It might be tempting to see technical writing as data entry. After all, it's just meant to give the reader information, right? Though technical topics may be a bit dry and your technical writing isn't going to become the next great American novel or win a Pulitzer, a little attention to the mechanics of writing can still draw a strong distinction between bad writing and good. As you're writing, be sure to avoid these six common technical writing errors:
Not understanding the purpose of the abstract - An abstract isn't the same as an introduction. An abstract summarizes your document in a way that an expert would understand, while an introduction serves as a lead-in to your paper and helps orient a wider audience who might not have as much technical knowledge as your team.

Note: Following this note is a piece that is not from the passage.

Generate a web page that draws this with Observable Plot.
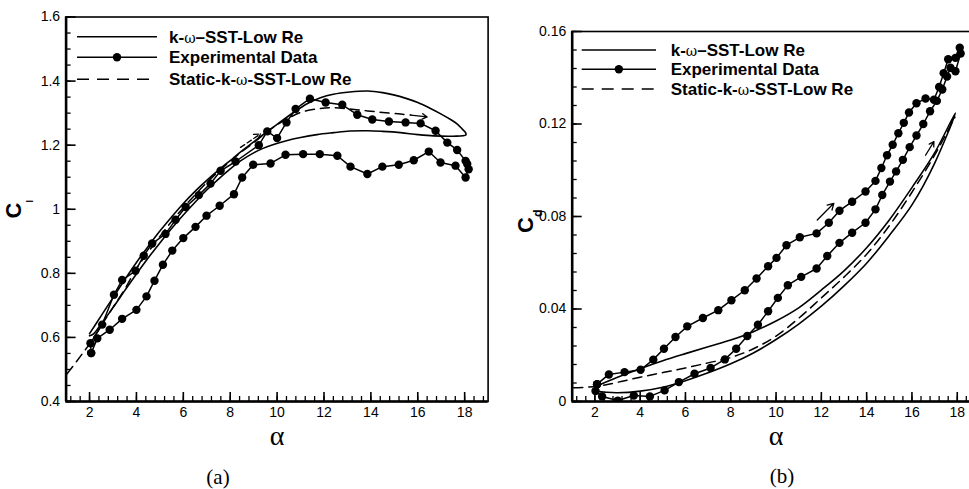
<!DOCTYPE html>
<html><head><meta charset="utf-8">
<script src="https://cdn.jsdelivr.net/npm/d3@7"></script>
<script src="https://cdn.jsdelivr.net/npm/@observablehq/plot@0.6"></script>
<style>
html,body{margin:0;padding:0;background:#fff;}
#wrap{position:relative;width:969px;height:489px;overflow:hidden;background:#fff;}
#wrap svg{position:absolute;top:0;}
</style></head><body><div id="wrap"></div>
<script>
// ---------- DATA ----------
const xTicks = [2, 4, 6, 8, 10, 12, 14, 16, 18];
const clTicks = [0.4, 0.6, 0.8, 1.0, 1.2, 1.4, 1.6];
const cdTicks = [0, 0.04, 0.08, 0.12, 0.16];
const legendLabels = ["k-ω–SST-Low Re", "Experimental Data", "Static-k-ω-SST-Low Re"];
const panelCaptions = ["(a)", "(b)"];

// (a) lift: k-omega SST dynamic loop (upstroke then downstroke)
const clSstAlpha = [2.0, 2.5, 3, 3.5, 4, 4.5, 5, 5.5, 6, 6.5, 7, 7.5, 8, 8.5, 9, 9.5, 10, 10.7, 11.3, 11.85, 12.4, 13.1, 13.86, 14.5, 14.97, 15.5, 16, 16.5, 17, 17.4, 17.7, 17.9, 18.04, 18.05,
  17.5, 16.68, 16, 15.27, 14.5, 13.86, 13.1, 12.41, 11.7, 11.0, 10.4, 9.85, 9.4, 9.0, 8.44, 8, 7.5, 7, 6.5, 6, 5.5, 5, 4.5, 4, 3.5, 3, 2.5, 2.17, 2.0];
const clSstValue = [0.612, 0.668, 0.724, 0.78, 0.834, 0.884, 0.932, 0.976, 1.018, 1.056, 1.09, 1.122, 1.152, 1.182, 1.21, 1.238, 1.265, 1.302, 1.330, 1.348, 1.359, 1.366, 1.369, 1.364, 1.357, 1.346, 1.333, 1.316, 1.297, 1.280, 1.265, 1.250, 1.239, 1.232,
  1.228, 1.229, 1.233, 1.239, 1.243, 1.245, 1.244, 1.239, 1.233, 1.224, 1.214, 1.202, 1.19, 1.176, 1.151, 1.126, 1.094, 1.06, 1.022, 0.982, 0.94, 0.895, 0.848, 0.798, 0.746, 0.693, 0.642, 0.611, 0.605];
// (a) lift: static k-omega SST
const clStaticAlpha = [1.05, 1.6, 2, 2.5, 3, 3.5, 4, 4.5, 5, 5.5, 6, 6.5, 7, 7.5, 8, 8.5, 9, 9.5, 10, 10.5, 11, 11.7, 12.4, 13.1, 13.86, 14.5, 15.27, 15.7];
const clStaticValue = [0.487, 0.540, 0.58, 0.637, 0.694, 0.75, 0.815, 0.866, 0.915, 0.962, 1.005, 1.045, 1.083, 1.118, 1.150, 1.18, 1.208, 1.238, 1.264, 1.285, 1.302, 1.313, 1.317, 1.313, 1.307, 1.302, 1.297, 1.294];
// (a) lift: experiment
const clExpAlpha = [2.07, 2.04, 2.54, 3.04, 3.39, 3.96, 4.31, 4.67, 5.24, 5.67, 6.10, 6.66, 7.16, 7.59, 8.23, 9.22, 9.58, 10.0, 10.40, 10.79, 11.40, 12.07, 12.78, 13.42, 14.06, 14.77, 15.48, 16.12, 16.76, 17.26, 17.68, 18.04, 18.11, 18.17, 18.04,
  17.61, 16.97, 16.47, 15.83, 15.19, 14.49, 13.85, 13.13, 12.57, 11.82, 11.11, 10.36, 9.72, 8.98, 8.51, 8.16, 7.55, 6.99, 6.52, 6.0, 5.53, 5.13, 4.77, 4.43, 4.0, 3.39, 2.86, 2.33, 2.07];
const clExpValue = [0.551, 0.582, 0.640, 0.733, 0.779, 0.808, 0.855, 0.893, 0.923, 0.967, 1.007, 1.044, 1.080, 1.120, 1.149, 1.200, 1.243, 1.222, 1.271, 1.313, 1.345, 1.333, 1.326, 1.295, 1.280, 1.274, 1.271, 1.268, 1.245, 1.208, 1.185, 1.151, 1.141, 1.125, 1.099,
  1.136, 1.146, 1.180, 1.153, 1.139, 1.133, 1.110, 1.133, 1.167, 1.172, 1.172, 1.170, 1.143, 1.139, 1.099, 1.047, 1.011, 0.980, 0.945, 0.910, 0.871, 0.827, 0.777, 0.728, 0.686, 0.658, 0.624, 0.597, 0.551];
// (a) direction arrows [alpha1, cl1, alpha2, cl2]
const clArrowDashed = [[8.44, 1.193, 9.29, 1.235]];
const clArrowSolid = [[15.7, 1.294, 16.4, 1.288]];

// (b) drag: k-omega SST loop
const cdSstAlpha = [2.03, 3, 4, 5, 6, 7, 8, 9, 10, 11, 12, 13, 14, 15, 16, 17, 17.92,
  17, 16, 15, 14, 13, 12, 11, 10, 9, 8, 7, 6, 5, 4, 3, 2.5, 2.03];
const cdSstValue = [0.0065, 0.0105, 0.0142, 0.0176, 0.0207, 0.0237, 0.0266, 0.0302, 0.0348, 0.0405, 0.0482, 0.0565, 0.0665, 0.0785, 0.0925, 0.1075, 0.1248,
  0.1030, 0.0850, 0.0718, 0.0598, 0.0500, 0.0412, 0.0335, 0.0268, 0.0210, 0.0163, 0.0124, 0.0090, 0.0062, 0.0045, 0.0038, 0.0040, 0.0045];
// (b) drag: static
const cdStaticAlpha = [1.07, 2.1, 3, 4, 5, 6, 7, 8, 9, 10, 11, 12, 13, 14, 15, 16, 17, 17.9];
const cdStaticValue = [0.0059, 0.0066, 0.0083, 0.0105, 0.0125, 0.0145, 0.0167, 0.0190, 0.0228, 0.0283, 0.0360, 0.0448, 0.0538, 0.0637, 0.0760, 0.0905, 0.1065, 0.1230];
// (b) drag: experiment
const cdExpAlpha = [2.1, 2.62, 3.31, 4.02, 4.58, 5.05, 5.56, 6.08, 6.77, 7.45, 8.03, 8.62, 9.14, 9.65, 10.02, 10.46, 11.05, 11.79, 12.33, 12.80, 13.36, 13.95, 14.39, 14.65, 14.90, 15.15, 15.40, 15.64, 15.87, 16.20, 16.60, 16.97, 17.20, 17.40, 17.60, 17.92, 18.11, 18.15,
  17.92, 17.70, 17.55, 17.34, 17.10, 16.80, 16.50, 16.20, 15.90, 15.60, 15.30, 15.03, 14.69, 14.39, 13.95, 13.36, 12.80, 12.26, 11.79, 11.11, 10.52, 10.08, 9.65, 9.20, 8.73, 8.24, 7.74, 7.11, 6.40, 5.71, 5.08, 4.43, 3.72, 3.01, 2.32, 2.03, 2.1];
const cdExpValue = [0.0075, 0.0117, 0.0127, 0.0137, 0.0181, 0.0228, 0.0279, 0.0325, 0.0361, 0.0395, 0.0438, 0.0481, 0.0532, 0.0585, 0.0621, 0.0676, 0.0710, 0.0727, 0.0773, 0.0825, 0.0864, 0.0908, 0.0954, 0.1010, 0.1065, 0.1110, 0.1160, 0.1205, 0.1250, 0.1290, 0.1310, 0.1305, 0.1360, 0.1420, 0.1480, 0.1486, 0.1530, 0.1505,
  0.1428, 0.1443, 0.1405, 0.1349, 0.1300, 0.1255, 0.1200, 0.1150, 0.1100, 0.1045, 0.0995, 0.0951, 0.0893, 0.0831, 0.0773, 0.0730, 0.0686, 0.0629, 0.0575, 0.0539, 0.0503, 0.0448, 0.0390, 0.0332, 0.0283, 0.0228, 0.0182, 0.0145, 0.0120, 0.0084, 0.0048, 0.0022, 0.0026, 0.0004, 0.0022, 0.0045, 0.0075];
const cdArrowSolid = [[11.82, 0.0785, 12.55, 0.0857], [16.6, 0.1065, 16.97, 0.1124]];

// ---------- DRAWING ----------
const rows = (a, v) => a.map((d, i) => ({a: d, v: v[i]}));
const arrows = (list) => list.map(([x1, y1, x2, y2]) => ({x1, y1, x2, y2}));
const fmt = (d) => String(+d.toFixed(3));
const FONT = "'Liberation Sans', Arial, Helvetica, sans-serif";
const xMinor = d3.range(1.2, 19.0, 0.4);

function panel(o) {
  const plotH = o.height - o.mT - o.mB;
  const plotW = o.width - o.mL - o.mR;
  return Plot.plot({
    width: o.width, height: o.height,
    marginLeft: o.mL, marginRight: o.mR, marginTop: o.mT, marginBottom: o.mB,
    x: {domain: [1, 19], axis: null},
    y: {domain: o.yDomain, axis: null},
    style: {fontFamily: FONT, fontSize: "14px", color: "black", background: "transparent", overflow: "visible"},
    marks: [
      Plot.line(o.sst, {x: "a", y: "v", stroke: "black", strokeWidth: 1.6, curve: "catmull-rom", clip: true}),
      Plot.line(o.stat, {x: "a", y: "v", stroke: "black", strokeWidth: 1.5, strokeDasharray: "9,6", curve: "catmull-rom", clip: true}),
      Plot.line(o.exp, {x: "a", y: "v", stroke: "black", strokeWidth: 1.5, clip: true}),
      Plot.dot(o.exp, {x: "a", y: "v", r: 4.2, fill: "black", stroke: "none", clip: true}),
      Plot.arrow(o.dashedArrows, {x1: "x1", y1: "y1", x2: "x2", y2: "y2", stroke: "black", strokeWidth: 1.3, headLength: 8, strokeDasharray: "5,3"}),
      Plot.arrow(o.solidArrows, {x1: "x1", y1: "y1", x2: "x2", y2: "y2", stroke: "black", strokeWidth: 1.3, headLength: 8}),
      // inward ticks
      Plot.ruleX(xMinor, {stroke: "black", strokeWidth: 1.3, insetTop: plotH - 5}),
      Plot.ruleX(xTicks, {stroke: "black", strokeWidth: 1.6, insetTop: plotH - 9}),
      Plot.ruleY(o.yMinor, {stroke: "black", strokeWidth: 1.3, insetRight: plotW - 5}),
      Plot.ruleY(o.yTicks, {stroke: "black", strokeWidth: 1.6, insetRight: plotW - 10}),
      Plot.frame({stroke: "black", strokeWidth: 1.6}),
      Plot.ruleY([o.yDomain[0]], {stroke: "black", strokeWidth: 2.6}),
      Plot.ruleX([1], {stroke: "black", strokeWidth: 2.6}),
      Plot.axisX(xTicks, {tickSize: 0, tickPadding: 6, tickFormat: fmt, label: null, fontSize: 14}),
      Plot.axisY(o.yTicks, {tickSize: 0, tickPadding: 6, tickFormat: fmt, label: null, fontSize: 14})
    ]
  });
}

const wrap = document.getElementById("wrap");
const left = panel({
  width: 500, height: 440, mL: 65.6, mR: 12.4, mT: 16.5, mB: 39,
  yDomain: [0.4, 1.6], yTicks: clTicks, yMinor: d3.range(0.4, 1.6001, 0.05),
  sst: rows(clSstAlpha, clSstValue), stat: rows(clStaticAlpha, clStaticValue), exp: rows(clExpAlpha, clExpValue),
  dashedArrows: arrows(clArrowDashed), solidArrows: arrows(clArrowSolid)
});
left.style.left = "0px";
wrap.appendChild(left);

const right = panel({
  width: 510, height: 440, mL: 91.7, mR: 10.6, mT: 31, mB: 39,
  yDomain: [0, 0.16], yTicks: cdTicks, yMinor: d3.range(0, 0.1601, 0.008),
  sst: rows(cdSstAlpha, cdSstValue), stat: rows(cdStaticAlpha, cdStaticValue), exp: rows(cdExpAlpha, cdExpValue),
  dashedArrows: [], solidArrows: arrows(cdArrowSolid)
});
right.style.left = "480px";
wrap.appendChild(right);

// ---------- OVERLAY: legends, axis titles, captions ----------
const NS = "http://www.w3.org/2000/svg";
const ov = document.createElementNS(NS, "svg");
ov.setAttribute("width", 969); ov.setAttribute("height", 489);
ov.style.left = "0px";
ov.style.fontFamily = FONT;
wrap.appendChild(ov);
const el = (tag, attrs, parent = ov) => { const e = document.createElementNS(NS, tag); for (const k in attrs) e.setAttribute(k, attrs[k]); parent.appendChild(e); return e; };

function legend(x0, x1, xt, ys) {
  const styles = [{dash: null, dot: false}, {dash: null, dot: true}, {dash: "12,8", dot: false}];
  legendLabels.forEach((lab, i) => {
    const y = ys[i];
    const ln = el("line", {x1: x0, x2: x1, y1: y, y2: y, stroke: "black", "stroke-width": 1.6});
    if (styles[i].dash) ln.setAttribute("stroke-dasharray", styles[i].dash);
    if (styles[i].dot) el("circle", {cx: (x0 + x1) / 2, cy: y, r: 4.2, fill: "black"});
    const t = el("text", {x: xt, y: y + 6, "font-size": 17, "font-weight": "bold", fill: "black"});
    lab.split("ω").forEach((part, j) => {
      if (j > 0) { const w = el("tspan", {"font-weight": "normal", "font-size": 14, "font-family": "'DejaVu Serif', serif"}, t); w.textContent = "ω"; }
      const s = el("tspan", {}, t); s.textContent = part;
    });
  });
}
legend(77, 157, 169, [36.7, 57.3, 79.3]);
legend(581.7, 656, 670.7, [50, 69.3, 89]);

function alphaLabel(x, y) {
  const t = el("text", {x, y, "text-anchor": "middle", "font-size": 28, "font-family": "'Liberation Serif', 'Times New Roman', serif", fill: "black"});
  t.textContent = "α";
}
alphaLabel(277, 445);
alphaLabel(776, 445);

function yTitle(x, y, sub, subSize, subDy) {
  const t = el("text", {transform: `translate(${x},${y}) rotate(-90)`, "font-size": 22, "font-weight": "bold", fill: "black"});
  const c = el("tspan", {}, t); c.textContent = "C";
  const s = el("tspan", {"font-size": subSize, dy: subDy}, t); s.textContent = sub;
}
yTitle(21, 218.5, "l", 9, 12);
yTitle(533, 233, "d", 12.5, 9);

function caption(x, y, txt) {
  const t = el("text", {x, y, "text-anchor": "middle", "dominant-baseline": "central", "font-size": 21, "font-family": "'Liberation Serif', 'Times New Roman', serif", fill: "black"});
  t.textContent = txt;
}
caption(218, 477, panelCaptions[0]);
caption(782, 476, panelCaptions[1]);
</script></body></html>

- Messing up your units - When you're writing, spell out units of measurement. Use "five inches," not "5 in." This is especially important if you're writing about computer memory. For example, the abbreviation kB (or kilobyte) can often be confused with kb (or kilobit, 1/8th the size of a kilobyte). This error might not be obvious to a non-technical audience, but it could cause consternation among technical readers.
- Misusing hyphens - Hyphens can, among other duties, be used to create compound adjectives. For example, in a "10-year-old system," 10-year-old acts as an adjective. By contrast, you would write "The system is 10 years old" without hyphens.

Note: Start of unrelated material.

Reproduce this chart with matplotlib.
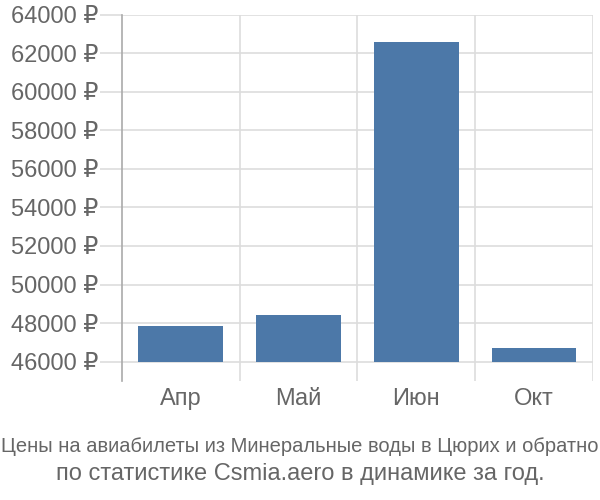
import numpy as np
import matplotlib.pyplot as plt

# Data
months = ['Апр', 'Май', 'Июн', 'Окт']
prices = [47850, 48420, 62560, 46710]
base = 46000
yticks = list(range(46000, 64001, 2000))

plt.rcParams['font.family'] = ['Liberation Sans', 'DejaVu Sans']
text_color = '#666666'
grid_color = '#dddddd'

fig = plt.figure(figsize=(6, 5), dpi=100)
ax = fig.add_axes([0.2033, 0.238, 0.785, 0.733])

x = np.arange(len(months))
heights = [p - base for p in prices]
ax.bar(x, heights, bottom=base, width=0.72, color='#4c78a8', zorder=3)

ax.set_xlim(-0.5, len(months) - 0.5)
ax.set_ylim(45000, 64000)

ax.set_yticks(yticks)
ax.set_yticklabels([f'{v} ₽' for v in yticks])
ax.set_xticks(x)
ax.set_xticklabels(months)

# horizontal grid lines at ticks
for v in yticks:
    ax.axhline(v, color=grid_color, lw=1.2, zorder=1)
# vertical grid lines between categories
for b in np.arange(0.5, len(months), 1.0):
    ax.axvline(b, color=grid_color, lw=1.2, zorder=1)

for s in ['top', 'right', 'bottom']:
    ax.spines[s].set_visible(False)
ax.spines['left'].set_color('#aaaaaa')
ax.spines['left'].set_linewidth(1.2)

ax.tick_params(axis='y', length=15.8, color=grid_color, width=1.2,
               labelsize=17, labelcolor=text_color, pad=1)
ax.tick_params(axis='x', length=0, labelsize=17, labelcolor=text_color, pad=5)

fig.text(0.5, 0.106, 'Цены на авиабилеты из Минеральные воды в Цюрих и обратно',
         ha='center', va='center', fontsize=14.5, color=text_color)
fig.text(0.5, 0.052, 'по статистике Csmia.aero в динамике за год.',
         ha='center', va='center', fontsize=17, color=text_color)

fig.savefig('out.png', dpi=100)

- Not knowing how to cite - Whatever system you're using, be it APA, ASME, MLA, or the Chicago Manual of Style, keep yourself up-to-date on their guidelines.
- Capitalizing or italicizing Latin terms - Common Latin terms and abbreviations, such as "etc.," "ibid.," and "et al." don't need special treatment in your text.
- Letting grammatical errors through - Language counts! Pay attention to the mistakes everyone makes and keep an eye out for them.